Love lets people follow their own path not only for the metaphysical reason that life is a journey, but also for the practical reason that judging someone for a mistake that they cannot perceive, while insisting that they comply with your judgment, always backfires, as it breeds resentment and alienation – the very stuff of American politics today.

Humilitarians, therefore, are respectful in the face of disagreements, even those that rest on obvious errors and ill-informed opinions. In particular, they recognize that part of being human is sometimes not to behave consistently with one’s values, the facts on the ground, or even oneself the day before.

Whether we like it or not, all reasoning is motivated – including our own. Humilitarians treat the mistaken with respect because they know they too are mistaken sometimes. And this respect offers the practical benefit of opening the minds of those with whom one disagrees to one’s ideas when they are ready to hear them. Humilitarians do politics in a way that recognizes their own imperfections and the huge amount they have yet to learn. Their humility and openness make it safe for others, including their political opponents, to address contentious issues in the same spirit, preventing division and fear of “the other”.

Humilitarians always remember that what they don’t know may have a greater effect on the outcomes of the policies they support than what they do know. (Can one ever be sure that’s not the case?) So they tread carefully.

Finally, Love cares, and that means making principled compromises without compromising principles.

Those who Love go out of their way to ensure that their interactions with their beloved are fair, not just in their own sense of fairness but also, whenever possible, in a way that is judged as fair by their Beloved.
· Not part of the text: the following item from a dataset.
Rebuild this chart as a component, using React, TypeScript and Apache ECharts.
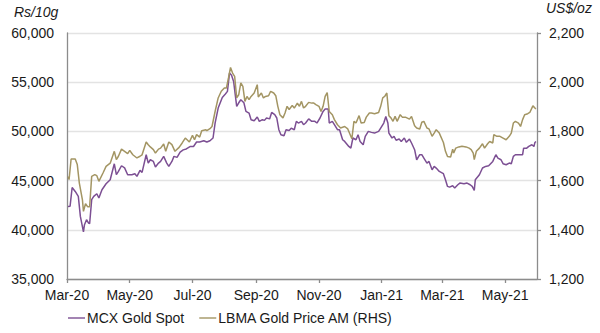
import React, { useEffect, useRef } from "react";
import * as echarts from "echarts";

const mcxDates = [
  "2020-03-02","2020-03-04","2020-03-06","2020-03-09","2020-03-12","2020-03-14","2020-03-17","2020-03-18","2020-03-20","2020-03-22",
  "2020-03-23","2020-03-25","2020-03-27","2020-03-30","2020-04-01","2020-04-04","2020-04-08","2020-04-12","2020-04-16","2020-04-18",
  "2020-04-20","2020-04-23","2020-04-26","2020-04-29","2020-05-03","2020-05-06","2020-05-08","2020-05-11","2020-05-13","2020-05-17",
  "2020-05-19","2020-05-21","2020-05-24","2020-05-26","2020-05-29","2020-05-31","2020-06-03","2020-06-06","2020-06-08","2020-06-11",
  "2020-06-13","2020-06-16","2020-06-19","2020-06-22","2020-06-25","2020-06-29","2020-07-02","2020-07-05","2020-07-08","2020-07-12",
  "2020-07-15","2020-07-18","2020-07-21","2020-07-23","2020-07-26","2020-07-30","2020-08-02","2020-08-04","2020-08-06","2020-08-08",
  "2020-08-10","2020-08-13","2020-08-15","2020-08-17","2020-08-20","2020-08-22","2020-08-25","2020-08-27","2020-08-30","2020-09-02",
  "2020-09-04","2020-09-07","2020-09-09","2020-09-11","2020-09-14","2020-09-16","2020-09-19","2020-09-21","2020-09-23","2020-09-25",
  "2020-09-28","2020-09-30","2020-10-03","2020-10-05","2020-10-08","2020-10-10","2020-10-12","2020-10-15","2020-10-17","2020-10-19",
  "2020-10-22","2020-10-25","2020-10-28","2020-10-30","2020-11-02","2020-11-05","2020-11-07","2020-11-10","2020-11-11","2020-11-14",
  "2020-11-16","2020-11-19","2020-11-21","2020-11-24","2020-11-26","2020-11-30","2020-12-02","2020-12-04","2020-12-07","2020-12-09",
  "2020-12-11","2020-12-14","2020-12-16","2020-12-19","2020-12-22","2020-12-25","2020-12-29","2020-12-31","2021-01-03","2021-01-05",
  "2021-01-07","2021-01-08","2021-01-11","2021-01-13","2021-01-15","2021-01-18","2021-01-20","2021-01-23","2021-01-25","2021-01-28",
  "2021-01-30","2021-02-02","2021-02-04","2021-02-07","2021-02-09","2021-02-11","2021-02-14","2021-02-16","2021-02-19","2021-02-21",
  "2021-02-23","2021-02-26","2021-03-02","2021-03-04","2021-03-06","2021-03-08","2021-03-11","2021-03-13","2021-03-16","2021-03-18",
  "2021-03-22","2021-03-25","2021-03-28","2021-03-30","2021-04-01","2021-04-02","2021-04-06","2021-04-09","2021-04-12","2021-04-15",
  "2021-04-19","2021-04-22","2021-04-24","2021-04-27","2021-04-29","2021-05-02","2021-05-05","2021-05-07","2021-05-09","2021-05-11",
  "2021-05-14","2021-05-18","2021-05-19","2021-05-22","2021-05-24","2021-05-27","2021-05-29","2021-05-30","2021-05-31"
];
const mcxValues = [
  42380,42400,44300,43900,43400,41360,39780,40520,41020,40680,
  40620,43060,43390,43660,43230,44070,44680,45090,46710,45600,
  45940,46510,46290,45600,45600,45700,45430,46040,45830,47630,
  46780,47120,46950,46380,46780,46950,47460,46780,46440,46950,
  47460,47360,47900,48120,48220,48470,48470,48920,48920,49050,
  48920,49050,49330,50850,52370,53450,53800,54070,55930,55700,
  55080,52540,52910,53220,52910,52030,51860,51190,51080,51460,
  51020,51190,51120,51360,51270,51930,51700,51360,50170,49660,
  49560,50170,50100,50330,50170,51020,50850,51020,50680,50850,
  51270,51020,51020,50850,51360,52030,52270,52270,50850,51020,
  50680,50170,50170,49150,48980,48470,48300,49330,49150,49660,
  48980,48640,49490,50000,49900,49830,50000,50340,50850,51520,
  50850,49830,49330,49490,49100,49220,48980,49330,48890,49220,
  48820,48140,47120,47630,47630,47290,46780,46950,46100,46440,
  46270,45930,45700,45090,44410,44340,44480,44250,44580,44750,
  44680,44750,44580,44410,44000,45090,45600,46280,46440,46500,
  46950,47630,47290,47120,46720,46610,46780,46720,47460,47630,
  47630,47630,48300,48300,48470,48640,48470,48880,48980
];

const lbmaDates = [
  "2020-03-02","2020-03-03","2020-03-05","2020-03-09","2020-03-11","2020-03-13","2020-03-16","2020-03-17","2020-03-19","2020-03-21",
  "2020-03-23","2020-03-25","2020-03-28","2020-03-30","2020-04-01","2020-04-05","2020-04-08","2020-04-12","2020-04-16","2020-04-18",
  "2020-04-20","2020-04-23","2020-04-26","2020-04-29","2020-05-01","2020-05-04","2020-05-08","2020-05-11","2020-05-13","2020-05-17",
  "2020-05-19","2020-05-21","2020-05-24","2020-05-26","2020-05-29","2020-05-31","2020-06-03","2020-06-05","2020-06-08","2020-06-11",
  "2020-06-14","2020-06-18","2020-06-21","2020-06-24","2020-06-28","2020-07-01","2020-07-03","2020-07-05","2020-07-08","2020-07-10",
  "2020-07-14","2020-07-15","2020-07-18","2020-07-20","2020-07-23","2020-07-26","2020-07-29","2020-08-01","2020-08-03","2020-08-05",
  "2020-08-07","2020-08-09","2020-08-11","2020-08-13","2020-08-15","2020-08-17","2020-08-19","2020-08-21","2020-08-23","2020-08-25",
  "2020-08-27","2020-08-30","2020-09-02","2020-09-03","2020-09-06","2020-09-08","2020-09-10","2020-09-13","2020-09-15","2020-09-18",
  "2020-09-20","2020-09-22","2020-09-24","2020-09-27","2020-09-29","2020-10-01","2020-10-03","2020-10-06","2020-10-08","2020-10-11",
  "2020-10-13","2020-10-15","2020-10-17","2020-10-19","2020-10-22","2020-10-25","2020-10-27","2020-10-29","2020-11-01","2020-11-03",
  "2020-11-05","2020-11-07","2020-11-09","2020-11-11","2020-11-14","2020-11-16","2020-11-19","2020-11-22","2020-11-26","2020-11-29",
  "2020-12-03","2020-12-05","2020-12-07","2020-12-10","2020-12-12","2020-12-15","2020-12-17","2020-12-20","2020-12-22","2020-12-25",
  "2020-12-29","2020-12-31","2021-01-02","2021-01-04","2021-01-06","2021-01-08","2021-01-10","2021-01-12","2021-01-14","2021-01-16",
  "2021-01-19","2021-01-21","2021-01-24","2021-01-28","2021-01-30","2021-02-02","2021-02-04","2021-02-07","2021-02-09","2021-02-11",
  "2021-02-14","2021-02-16","2021-02-19","2021-02-21","2021-02-23","2021-02-26","2021-03-02","2021-03-04","2021-03-06","2021-03-09",
  "2021-03-11","2021-03-12","2021-03-14","2021-03-17","2021-03-20","2021-03-24","2021-03-27","2021-03-29","2021-03-31","2021-04-01",
  "2021-04-03","2021-04-06","2021-04-09","2021-04-11","2021-04-14","2021-04-16","2021-04-19","2021-04-20","2021-04-23","2021-04-26",
  "2021-04-29","2021-05-02","2021-05-05","2021-05-07","2021-05-09","2021-05-11","2021-05-14","2021-05-16","2021-05-18","2021-05-20",
  "2021-05-23","2021-05-25","2021-05-28","2021-05-30","2021-05-31"
];
const lbmaValues = [
  1617,1604,1688,1688,1665,1590,1522,1475,1506,1494,
  1494,1617,1624,1620,1597,1631,1658,1671,1719,1685,
  1699,1728,1719,1710,1723,1705,1692,1699,1705,1757,
  1746,1737,1726,1712,1728,1732,1749,1719,1757,1746,
  1719,1735,1753,1773,1757,1784,1766,1787,1777,1803,
  1807,1803,1811,1820,1881,1936,1963,1976,1976,2017,
  2060,2037,2024,1936,1949,1997,1983,1922,1942,1929,
  1942,1956,1990,1940,1956,1936,1942,1945,1963,1956,
  1945,1902,1868,1855,1875,1902,1889,1905,1895,1915,
  1902,1922,1895,1902,1918,1915,1915,1909,1902,1881,
  1902,1942,1958,1881,1868,1848,1827,1814,1820,1810,
  1770,1841,1834,1864,1834,1836,1858,1875,1875,1872,
  1877,1902,1936,1943,1956,1864,1855,1841,1861,1841,
  1868,1858,1858,1850,1861,1823,1814,1810,1837,1841,
  1814,1810,1780,1793,1807,1793,1755,1719,1698,1696,
  1728,1712,1732,1737,1740,1737,1732,1726,1712,1685,
  1719,1732,1750,1732,1750,1759,1753,1787,1780,1780,
  1773,1766,1780,1793,1834,1841,1834,1820,1848,1868,
  1872,1877,1904,1895,1892
];

const xTickDates = ["2020-03-01","2020-05-01","2020-07-01","2020-09-01","2020-11-01","2021-01-01","2021-03-01","2021-05-01"];
const xMin = "2020-03-01";
const xMax = "2021-06-01";
const leftTicks = { min: 35000, max: 60000, interval: 5000 };
const rightTicks = { min: 1200, max: 2200, interval: 200 };
const seriesNames = ["MCX Gold Spot", "LBMA Gold Price AM (RHS)"];
const axisTitles = ["Rs/10g", "US$/oz"];

const MONTHS = ["Jan","Feb","Mar","Apr","May","Jun","Jul","Aug","Sep","Oct","Nov","Dec"];
const toTs = (s: string) => {
  const [y, m, d] = s.split("-").map(Number);
  return Date.UTC(y, m - 1, d);
};

export default function App() {
  const ref = useRef<HTMLDivElement>(null);
  useEffect(() => {
    document.body.style.margin = "0";
    if (!ref.current) return;
    const chart = echarts.init(ref.current, null, { renderer: "svg" });
    const font = "'Liberation Sans', Arial, sans-serif";
    const textColor = "#1a1a1a";
    const axisGray = "#8c8c8c";
    const tickTs = xTickDates.map(toTs);
    chart.setOption({
      animation: false,
      textStyle: { fontFamily: font },
      grid: { left: 67, right: 63, top: 33, bottom: 54, containLabel: false },
      legend: {
        left: 63,
        top: 306,
        itemWidth: 17,
        itemHeight: 10,
        itemGap: 15,
        textStyle: { fontSize: 14, color: textColor, fontFamily: font, padding: [0, 0, 0, -3] },
        data: seriesNames.map((n) => ({ name: n, icon: "path://M0,4.3 L17,4.3 L17,5.7 L0,5.7 Z" })),
      },
      graphic: [
        { type: "text", left: 14, top: 5, style: { text: axisTitles[0], font: `italic 14px ${font}`, fill: textColor } },
        { type: "text", left: 546, top: 1, style: { text: axisTitles[1], font: `italic 14px ${font}`, fill: textColor } },
      ],
      xAxis: {
        type: "value",
        min: toTs(xMin),
        max: toTs(xMax),
        axisLine: { show: true, onZero: false, lineStyle: { color: axisGray, width: 1.3 } },
        axisTick: { show: true, length: 4, lineStyle: { color: axisGray, width: 1.3 }, customValues: tickTs },
        splitLine: { show: false },
        axisLabel: {
          customValues: tickTs,
          fontSize: 14,
          color: textColor,
          fontFamily: font,
          margin: 9,
          hideOverlap: false,
          formatter: (v: number) => {
            const d = new Date(v);
            return `${MONTHS[d.getUTCMonth()]}-${String(d.getUTCFullYear()).slice(2)}`;
          },
        },
      },
      yAxis: [
        {
          type: "value",
          min: leftTicks.min,
          max: leftTicks.max,
          interval: leftTicks.interval,
          axisLine: { show: true, lineStyle: { color: axisGray, width: 1.3 } },
          axisTick: { show: false },
          splitLine: { show: true, lineStyle: { color: "#e3e3e3", width: 1.3 } },
          axisLabel: {
            fontSize: 14,
            color: textColor,
            fontFamily: font,
            margin: 13,
            formatter: (v: number) => v.toLocaleString("en-US"),
          },
        },
        {
          type: "value",
          position: "right",
          min: rightTicks.min,
          max: rightTicks.max,
          interval: rightTicks.interval,
          axisLine: { show: true, lineStyle: { color: axisGray, width: 1.3 } },
          axisTick: { show: true, length: 4, lineStyle: { color: axisGray, width: 1.3 } },
          splitLine: { show: false },
          axisLabel: {
            fontSize: 14,
            color: textColor,
            fontFamily: font,
            margin: 12,
            formatter: (v: number) => v.toLocaleString("en-US"),
          },
        },
      ],
      series: [
        {
          name: seriesNames[0],
          type: "line",
          yAxisIndex: 0,
          symbol: "none",
          color: "#7c4f93",
          lineStyle: { width: 1.5, color: "#7c4f93" },
          data: mcxDates.map((d, i) => [toTs(d), mcxValues[i]]),
        },
        {
          name: seriesNames[1],
          type: "line",
          yAxisIndex: 1,
          symbol: "none",
          color: "#a39563",
          lineStyle: { width: 1.5, color: "#a39563" },
          data: lbmaDates.map((d, i) => [toTs(d), lbmaValues[i]]),
        },
      ],
    });
    return () => chart.dispose();
  }, []);
  return <div ref={ref} style={{ width: 600, height: 333 }} />;
}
That always means letting the other speak – and genuinely trying to understand what he’s saying and why he’s saying it - not out of obligation, but out of a genuine desire to connect.
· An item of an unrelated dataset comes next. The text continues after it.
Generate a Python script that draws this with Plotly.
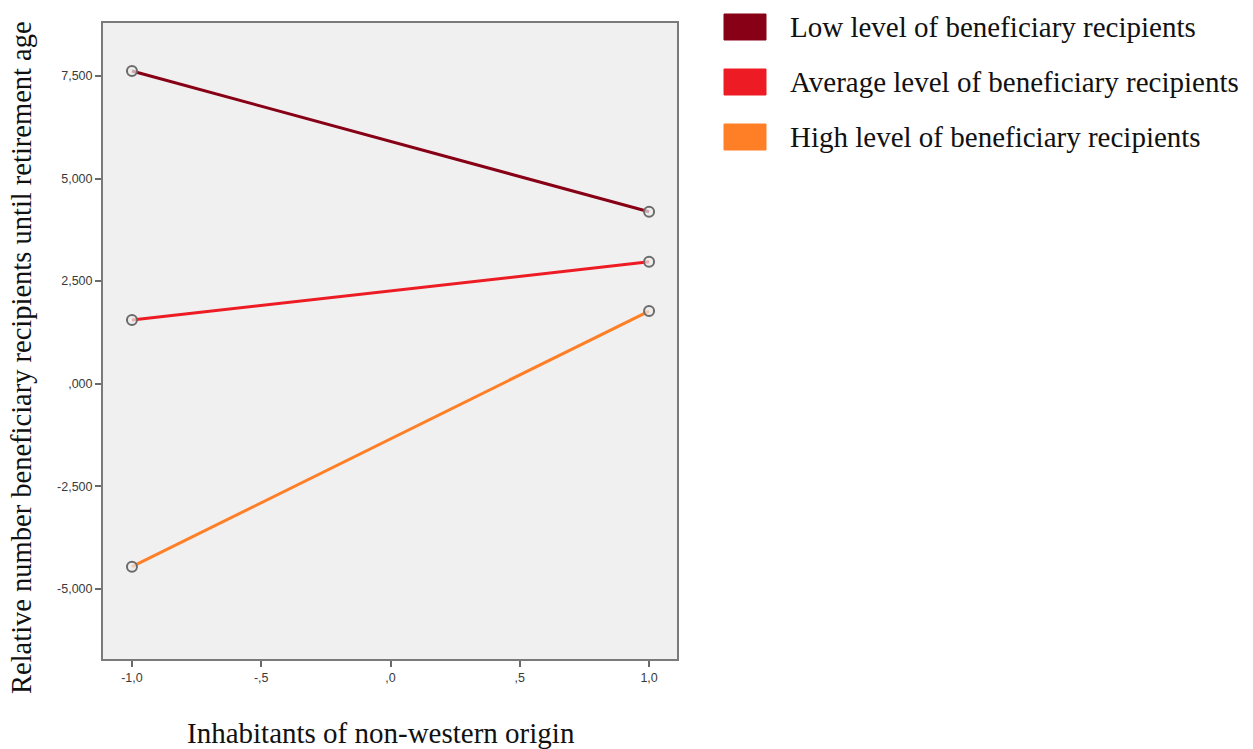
import plotly.graph_objects as go

# Predictor values (centred, -1 SD and +1 SD)
x_vals = [-1.0, 1.0]

series_names = [
    "Low level of beneficiary recipients",
    "Average level of beneficiary recipients",
    "High level of beneficiary recipients",
]
low_vals = [7.62, 4.19]
avg_vals = [1.55, 2.97]
high_vals = [-4.46, 1.77]
series_vals = [low_vals, avg_vals, high_vals]
series_colors = ["#870016", "#ED1C24", "#FF7F27"]

x_tickvals = [-1.0, -0.5, 0.0, 0.5, 1.0]
x_ticktext = ["-1,0", "-,5", ",0", ",5", "1,0"]
y_tickvals = [7.5, 5.0, 2.5, 0.0, -2.5, -5.0]
y_ticktext = ["7,500", "5,000", "2,500", ",000", "-2,500", "-5,000"]

SERIF = "Liberation Serif, Times New Roman, serif"
SANS = "Liberation Sans, Arial, sans-serif"

# Plot area in pixels
L, R, T, B = 103, 677, 23, 659
W, H = 1253, 749
PW, PH = R - L, B - T


def px(xp):
    return (xp - L) / PW


def py(yp):
    return (B - yp) / PH


fig = go.Figure()
for name, vals, col in zip(series_names, series_vals, series_colors):
    fig.add_trace(go.Scatter(
        x=x_vals, y=vals, name=name, mode="lines+markers",
        line=dict(color=col, width=3),
        marker=dict(symbol="circle", size=10, color="rgba(235,235,235,0.7)",
                    line=dict(color="#6b6b6b", width=2)),
        showlegend=False,
    ))

axis_common = dict(
    showgrid=False, zeroline=False, showline=True, linecolor="#7a7a7a",
    linewidth=2, mirror=True, ticks="outside", ticklen=6, tickwidth=2,
    tickcolor="#6a6a6a", tickfont=dict(family=SANS, size=12.5, color="#3a3a3a"),
)

fig.update_layout(
    width=W, height=H,
    margin=dict(l=L, r=W - R, t=T, b=H - B),
    paper_bgcolor="white", plot_bgcolor="#F0F0F0",
    xaxis=dict(range=[-1.112, 1.108], tickvals=x_tickvals, ticktext=x_ticktext,
               **axis_common),
    yaxis=dict(range=[-6.71, 8.79], tickvals=y_tickvals, ticktext=y_ticktext,
               **axis_common),
)

# Axis titles
fig.add_annotation(
    text="Inhabitants of non-western origin", xref="paper", yref="paper",
    x=px(381), y=py(733), showarrow=False, xanchor="center", yanchor="middle",
    font=dict(family=SERIF, size=29, color="#111111"),
)
fig.add_annotation(
    text="Relative number beneficiary recipients until retirement age",
    xref="paper", yref="paper", x=px(22), y=py(358), textangle=-90,
    showarrow=False, xanchor="center", yanchor="middle",
    font=dict(family=SERIF, size=28.5, color="#111111"),
)

# Legend: colour swatches with labels to the right of the plot
legend_centres = [27, 82, 137]
for name, col, cy in zip(series_names, series_colors, legend_centres):
    fig.add_shape(
        type="rect", xref="paper", yref="paper",
        x0=px(724), x1=px(766), y0=py(cy - 13), y1=py(cy + 13),
        fillcolor=col, line=dict(color=col, width=1), layer="above",
    )
    fig.add_annotation(
        text=name, xref="paper", yref="paper",
        x=px(788), y=py(cy), showarrow=False, xanchor="left", yanchor="middle",
        font=dict(family=SERIF, size=29, color="#111111"),
    )

fig.write_html("out.html")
Love acts to replace division, condescension, and aggression, with their opposites.

To change American politics, you must be a light in the darkness – not just right in the wrongness.

So don’t wait for politics to change and bemoan it in the meanwhile.
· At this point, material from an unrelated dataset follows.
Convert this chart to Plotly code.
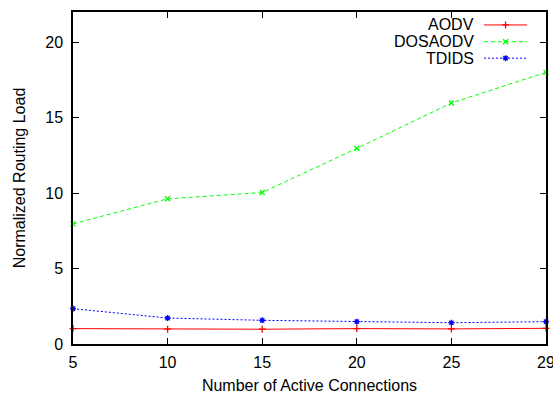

Instead, declare yourself a humilitarian.

Be progressive, conservative, libertarian or anything else.  Stay in whatever political party you currently identify with. But whatever else you believe, declare that the best way to change politics, each other and the world, is to follow Ghandi’s famous phrase: to “be the change you seek”.

Declare yourself a humilitarian to let others know that whatever else they believe, and whatever you may disagree with them on, when they speak to you, they will get less division not more; they will get a genuine attempt at a shared solution, not a zero-sum argument were one of you proves the other wrong; they will get someone, in other words, who is motivated by understanding “the other”, and finding solutions that work for them too.

By the simple act of declaration, we can create thousands of humilitarian Republicans, humilitarian Democrats, humilitarian Libertarians, humilitarian Greens, humilitarian Independents, etc., all coming together in the knowledge that the values that unite them as humilitarians are more powerful than their differences of political opinion.  More powerful, because those turn their sincere differences from sources of mistrust and darkness to the starting points on millions of journeys toward mutual understanding and light.

The problem is not “them”, whoever you think “they” are. Rather, it is the very idea that politics is about “us vs. them” at all.

You see, there is no them unless we keep making it so.

So what will it be — more division dressed up as resistance against those who seek to divide?

Or a coming together of humilitarians on every side of every issue – and a coming together of America?

You don’t have to wait for America to get better, because America is you.